_OBJECTIVE_.
Omit all images, then return the remaining material exactly as it stands.

_SUPPLIED DATA_.
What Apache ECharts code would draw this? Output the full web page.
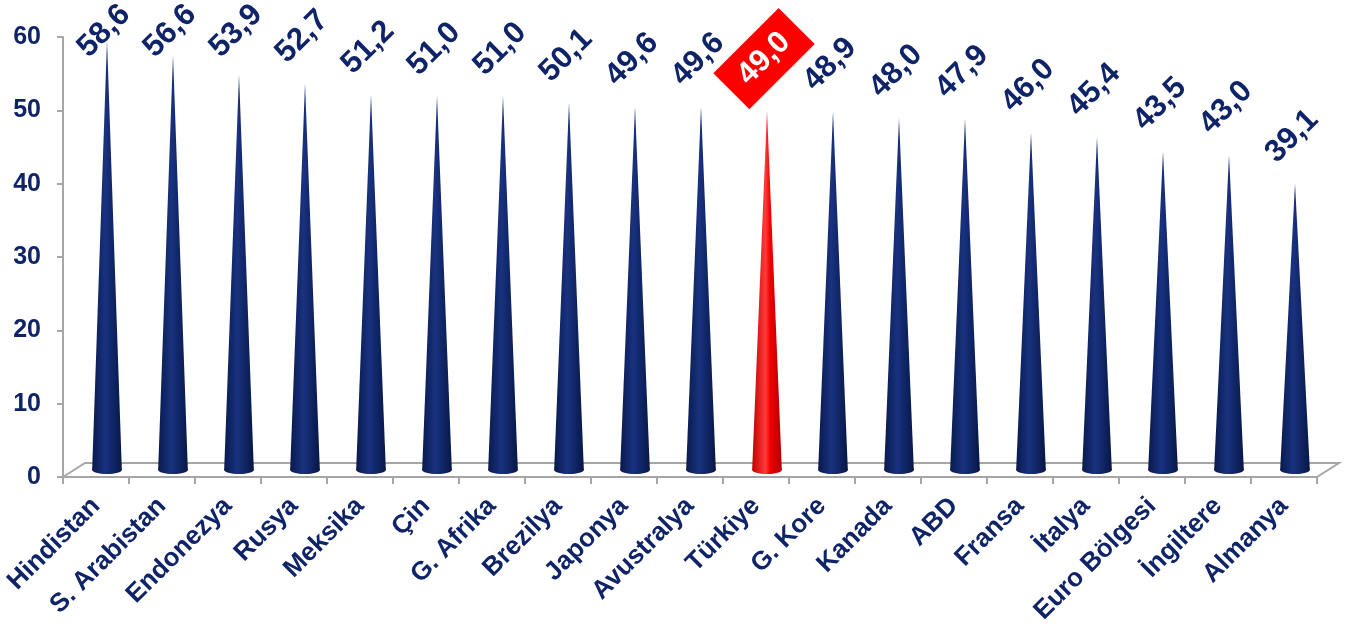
<!DOCTYPE html>
<html>
<head>
<meta charset="utf-8">
<script src="https://cdn.jsdelivr.net/npm/echarts@6/dist/echarts.min.js"></script>
<style>html,body{margin:0;padding:0;background:#fff}#c{width:1347px;height:630px}</style>
</head>
<body>
<div id="c"></div>
<script>
const categories = ['Hindistan','S. Arabistan','Endonezya','Rusya','Meksika','Çin','G. Afrika','Brezilya','Japonya','Avustralya','Türkiye','G. Kore','Kanada','ABD','Fransa','İtalya','Euro Bölgesi','İngiltere','Almanya'];
const values = [58.6,56.6,53.9,52.7,51.2,51.0,51.0,50.1,49.6,49.6,49.0,48.9,48.0,47.9,46.0,45.4,43.5,43.0,39.1];
const highlight = 'Türkiye';
const yTicks = {min: 0, max: 60, interval: 10};

const NAVY = '#0f2468';
const FONT = '"Liberation Sans", Arial, sans-serif';

function fmt(v){ return v.toFixed(1).replace('.', ','); }

function coneGrad(red){
  return {
    type: 'linear', x: 0, y: 0, x2: 1, y2: 0,
    colorStops: red ? [
      {offset: 0, color: '#c00000'}, {offset: 0.45, color: '#ff3b3b'},
      {offset: 0.6, color: '#f00000'}, {offset: 1, color: '#b00000'}
    ] : [
      {offset: 0, color: '#081a4e'}, {offset: 0.45, color: '#1a3280'},
      {offset: 0.6, color: '#132a70'}, {offset: 1, color: '#071746'}
    ]
  };
}

function renderCone(params, api){
  const i = api.value(0), v = api.value(1);
  const top = api.coord([i, v]);
  const base = api.coord([i, 0]);
  const band = api.size([1, 0])[0];
  const depthX = band / 3, depthY = -band * 0.212;
  const cx = base[0] + depthX / 2;
  const by = base[1] + depthY / 2;
  const ty = top[1] + depthY / 2;
  const hw = band * 0.225;
  const red = categories[i] === highlight;
  const grad = coneGrad(red);
  const gTop = params.coordSys.y;
  const ly = Math.max(ty - 47, gTop - 6);
  const label = red ? {
    type: 'text', x: cx - 3, y: ly - 5, rotation: Math.PI / 4,
    style: {text: fmt(v), fill: '#fff', font: 'bold 31px ' + FONT, align: 'center', verticalAlign: 'middle',
            backgroundColor: '#ff0000', padding: [11, 16, 9, 16]}
  } : {
    type: 'text', x: cx - 3, y: ly, rotation: Math.PI / 4,
    style: {text: fmt(v), fill: NAVY, font: 'bold 31px ' + FONT, align: 'center', verticalAlign: 'middle'}
  };
  return {
    type: 'group',
    children: [
      {type: 'ellipse', shape: {cx: cx, cy: by, rx: hw, ry: 4}, style: {fill: grad}},
      {type: 'polygon', shape: {points: [[cx - hw, by], [cx, ty], [cx + hw, by]]}, style: {fill: grad}},
      label
    ]
  };
}

function renderFloor(params, api){
  const cs = params.coordSys;
  const band = api.size([1, 0])[0];
  const dx = band / 3, dy = -band * 0.212;
  const x0 = cs.x, x1 = cs.x + cs.width, y0 = cs.y + cs.height;
  return {
    type: 'polyline',
    shape: {points: [[x0, y0], [x0 + dx, y0 + dy], [x1 + dx, y0 + dy], [x1, y0]]},
    style: {stroke: '#a6a6a6', lineWidth: 2, fill: null}
  };
}

const chart = echarts.init(document.getElementById('c'));
chart.setOption({
  animation: false,
  grid: {left: 63, right: 30, top: 37, bottom: 153, containLabel: false},
  xAxis: {
    type: 'category', data: categories,
    axisLine: {lineStyle: {color: '#a6a6a6', width: 2}},
    axisTick: {show: true, length: 7, interval: 0, lineStyle: {color: '#a6a6a6', width: 2}},
    axisLabel: {interval: 0, rotate: 45, margin: 25, color: NAVY, fontWeight: 'bold', fontSize: 26, fontFamily: FONT}
  },
  yAxis: {
    type: 'value', min: yTicks.min, max: yTicks.max, interval: yTicks.interval,
    axisLine: {show: true, lineStyle: {color: '#a6a6a6', width: 2}},
    axisTick: {show: true, length: 6, lineStyle: {color: '#a6a6a6', width: 2}},
    splitLine: {show: false},
    axisLabel: {margin: 22, color: NAVY, fontWeight: 'bold', fontSize: 25, fontFamily: FONT}
  },
  series: [
    {type: 'custom', renderItem: renderFloor, data: [[0, 0]], z: 1, silent: true, clip: false},
    {type: 'custom', renderItem: renderCone, data: values.map((v, i) => [i, v]), z: 3, clip: false,
     encode: {x: 0, y: 1}}
  ]
});
</script>
</body>
</html>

_TASK ANSWER_.
What Apache ECharts code would draw this? Output the full web page.
<!DOCTYPE html>
<html>
<head>
<meta charset="utf-8">
<script src="https://cdn.jsdelivr.net/npm/echarts@6/dist/echarts.min.js"></script>
<style>html,body{margin:0;padding:0;background:#fff}#c{width:1347px;height:630px}</style>
</head>
<body>
<div id="c"></div>
<script>
const categories = ['Hindistan','S. Arabistan','Endonezya','Rusya','Meksika','Çin','G. Afrika','Brezilya','Japonya','Avustralya','Türkiye','G. Kore','Kanada','ABD','Fransa','İtalya','Euro Bölgesi','İngiltere','Almanya'];
const values = [58.6,56.6,53.9,52.7,51.2,51.0,51.0,50.1,49.6,49.6,49.0,48.9,48.0,47.9,46.0,45.4,43.5,43.0,39.1];
const highlight = 'Türkiye';
const yTicks = {min: 0, max: 60, interval: 10};

const NAVY = '#0f2468';
const FONT = '"Liberation Sans", Arial, sans-serif';

function fmt(v){ return v.toFixed(1).replace('.', ','); }

function coneGrad(red){
  return {
    type: 'linear', x: 0, y: 0, x2: 1, y2: 0,
    colorStops: red ? [
      {offset: 0, color: '#c00000'}, {offset: 0.45, color: '#ff3b3b'},
      {offset: 0.6, color: '#f00000'}, {offset: 1, color: '#b00000'}
    ] : [
      {offset: 0, color: '#081a4e'}, {offset: 0.45, color: '#1a3280'},
      {offset: 0.6, color: '#132a70'}, {offset: 1, color: '#071746'}
    ]
  };
}

function renderCone(params, api){
  const i = api.value(0), v = api.value(1);
  const top = api.coord([i, v]);
  const base = api.coord([i, 0]);
  const band = api.size([1, 0])[0];
  const depthX = band / 3, depthY = -band * 0.212;
  const cx = base[0] + depthX / 2;
  const by = base[1] + depthY / 2;
  const ty = top[1] + depthY / 2;
  const hw = band * 0.225;
  const red = categories[i] === highlight;
  const grad = coneGrad(red);
  const gTop = params.coordSys.y;
  const ly = Math.max(ty - 47, gTop - 6);
  const label = red ? {
    type: 'text', x: cx - 3, y: ly - 5, rotation: Math.PI / 4,
    style: {text: fmt(v), fill: '#fff', font: 'bold 31px ' + FONT, align: 'center', verticalAlign: 'middle',
            backgroundColor: '#ff0000', padding: [11, 16, 9, 16]}
  } : {
    type: 'text', x: cx - 3, y: ly, rotation: Math.PI / 4,
    style: {text: fmt(v), fill: NAVY, font: 'bold 31px ' + FONT, align: 'center', verticalAlign: 'middle'}
  };
  return {
    type: 'group',
    children: [
      {type: 'ellipse', shape: {cx: cx, cy: by, rx: hw, ry: 4}, style: {fill: grad}},
      {type: 'polygon', shape: {points: [[cx - hw, by], [cx, ty], [cx + hw, by]]}, style: {fill: grad}},
      label
    ]
  };
}

function renderFloor(params, api){
  const cs = params.coordSys;
  const band = api.size([1, 0])[0];
  const dx = band / 3, dy = -band * 0.212;
  const x0 = cs.x, x1 = cs.x + cs.width, y0 = cs.y + cs.height;
  return {
    type: 'polyline',
    shape: {points: [[x0, y0], [x0 + dx, y0 + dy], [x1 + dx, y0 + dy], [x1, y0]]},
    style: {stroke: '#a6a6a6', lineWidth: 2, fill: null}
  };
}

const chart = echarts.init(document.getElementById('c'));
chart.setOption({
  animation: false,
  grid: {left: 63, right: 30, top: 37, bottom: 153, containLabel: false},
  xAxis: {
    type: 'category', data: categories,
    axisLine: {lineStyle: {color: '#a6a6a6', width: 2}},
    axisTick: {show: true, length: 7, interval: 0, lineStyle: {color: '#a6a6a6', width: 2}},
    axisLabel: {interval: 0, rotate: 45, margin: 25, color: NAVY, fontWeight: 'bold', fontSize: 26, fontFamily: FONT}
  },
  yAxis: {
    type: 'value', min: yTicks.min, max: yTicks.max, interval: yTicks.interval,
    axisLine: {show: true, lineStyle: {color: '#a6a6a6', width: 2}},
    axisTick: {show: true, length: 6, lineStyle: {color: '#a6a6a6', width: 2}},
    splitLine: {show: false},
    axisLabel: {margin: 22, color: NAVY, fontWeight: 'bold', fontSize: 25, fontFamily: FONT}
  },
  series: [
    {type: 'custom', renderItem: renderFloor, data: [[0, 0]], z: 1, silent: true, clip: false},
    {type: 'custom', renderItem: renderCone, data: values.map((v, i) => [i, v]), z: 3, clip: false,
     encode: {x: 0, y: 1}}
  ]
});
</script>
</body>
</html>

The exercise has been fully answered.